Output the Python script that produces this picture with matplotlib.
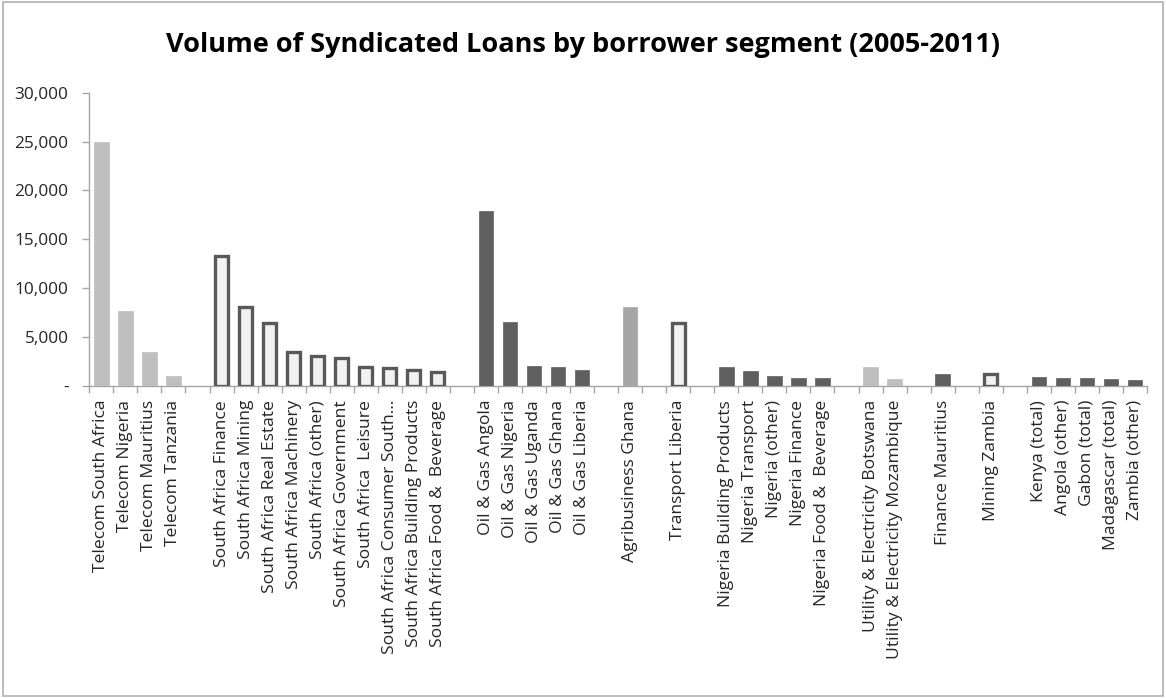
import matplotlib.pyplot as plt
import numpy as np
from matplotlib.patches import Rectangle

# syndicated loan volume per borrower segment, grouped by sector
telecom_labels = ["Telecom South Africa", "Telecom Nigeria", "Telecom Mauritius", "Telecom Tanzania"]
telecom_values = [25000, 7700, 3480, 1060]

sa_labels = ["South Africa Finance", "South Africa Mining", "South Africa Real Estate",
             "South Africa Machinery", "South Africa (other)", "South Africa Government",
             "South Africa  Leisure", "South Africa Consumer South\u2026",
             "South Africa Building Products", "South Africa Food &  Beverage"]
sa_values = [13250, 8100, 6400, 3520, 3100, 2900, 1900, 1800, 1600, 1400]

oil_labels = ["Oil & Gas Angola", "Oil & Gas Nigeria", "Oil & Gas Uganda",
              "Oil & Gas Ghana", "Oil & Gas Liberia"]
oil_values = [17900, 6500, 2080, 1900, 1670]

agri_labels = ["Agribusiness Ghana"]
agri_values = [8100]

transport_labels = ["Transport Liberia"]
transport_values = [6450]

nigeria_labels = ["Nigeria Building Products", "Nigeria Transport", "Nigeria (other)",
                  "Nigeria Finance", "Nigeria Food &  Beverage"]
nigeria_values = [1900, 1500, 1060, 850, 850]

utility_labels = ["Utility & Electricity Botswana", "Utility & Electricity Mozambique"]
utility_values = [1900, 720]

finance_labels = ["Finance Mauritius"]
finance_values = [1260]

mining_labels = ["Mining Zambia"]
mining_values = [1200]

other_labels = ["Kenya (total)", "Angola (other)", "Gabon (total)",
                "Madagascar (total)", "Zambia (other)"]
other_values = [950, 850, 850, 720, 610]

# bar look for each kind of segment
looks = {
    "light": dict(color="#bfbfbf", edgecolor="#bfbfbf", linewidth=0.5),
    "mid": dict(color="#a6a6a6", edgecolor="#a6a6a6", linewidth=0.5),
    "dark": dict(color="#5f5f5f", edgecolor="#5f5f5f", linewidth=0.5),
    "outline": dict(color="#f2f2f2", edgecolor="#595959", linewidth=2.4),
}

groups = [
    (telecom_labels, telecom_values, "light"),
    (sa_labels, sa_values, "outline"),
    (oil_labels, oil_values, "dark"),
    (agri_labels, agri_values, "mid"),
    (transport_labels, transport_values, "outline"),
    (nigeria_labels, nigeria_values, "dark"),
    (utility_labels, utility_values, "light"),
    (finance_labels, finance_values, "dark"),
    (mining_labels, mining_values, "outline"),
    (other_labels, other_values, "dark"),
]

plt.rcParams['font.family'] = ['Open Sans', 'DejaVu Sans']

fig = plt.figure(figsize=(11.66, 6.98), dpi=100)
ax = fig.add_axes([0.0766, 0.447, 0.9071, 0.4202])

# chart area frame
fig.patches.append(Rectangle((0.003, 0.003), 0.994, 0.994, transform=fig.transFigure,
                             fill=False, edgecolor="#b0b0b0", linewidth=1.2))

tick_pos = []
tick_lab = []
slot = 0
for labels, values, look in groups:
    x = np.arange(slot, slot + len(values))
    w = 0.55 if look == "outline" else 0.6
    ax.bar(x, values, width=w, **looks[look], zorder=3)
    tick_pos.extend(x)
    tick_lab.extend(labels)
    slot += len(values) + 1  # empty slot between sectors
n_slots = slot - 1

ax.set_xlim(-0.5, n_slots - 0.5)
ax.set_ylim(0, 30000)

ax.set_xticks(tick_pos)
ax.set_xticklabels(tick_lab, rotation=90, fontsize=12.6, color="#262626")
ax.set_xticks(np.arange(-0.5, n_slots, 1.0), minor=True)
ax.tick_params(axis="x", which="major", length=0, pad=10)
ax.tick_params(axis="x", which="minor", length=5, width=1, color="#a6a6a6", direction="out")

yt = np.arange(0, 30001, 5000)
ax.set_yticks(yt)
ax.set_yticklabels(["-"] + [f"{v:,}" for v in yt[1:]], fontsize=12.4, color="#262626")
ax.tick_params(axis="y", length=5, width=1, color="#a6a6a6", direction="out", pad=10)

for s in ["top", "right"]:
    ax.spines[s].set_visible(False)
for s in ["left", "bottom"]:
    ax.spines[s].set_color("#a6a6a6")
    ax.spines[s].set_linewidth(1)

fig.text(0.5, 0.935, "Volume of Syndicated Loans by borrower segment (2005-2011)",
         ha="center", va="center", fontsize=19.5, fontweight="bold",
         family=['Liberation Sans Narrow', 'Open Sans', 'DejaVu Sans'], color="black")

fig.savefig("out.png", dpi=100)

=-=-=-=-=

(Task directions) Gather each line that holds "matplotlib".

(Task result)
Output the Python script that produces this picture with matplotlib.
import matplotlib.pyplot as plt
from matplotlib.patches import Rectangle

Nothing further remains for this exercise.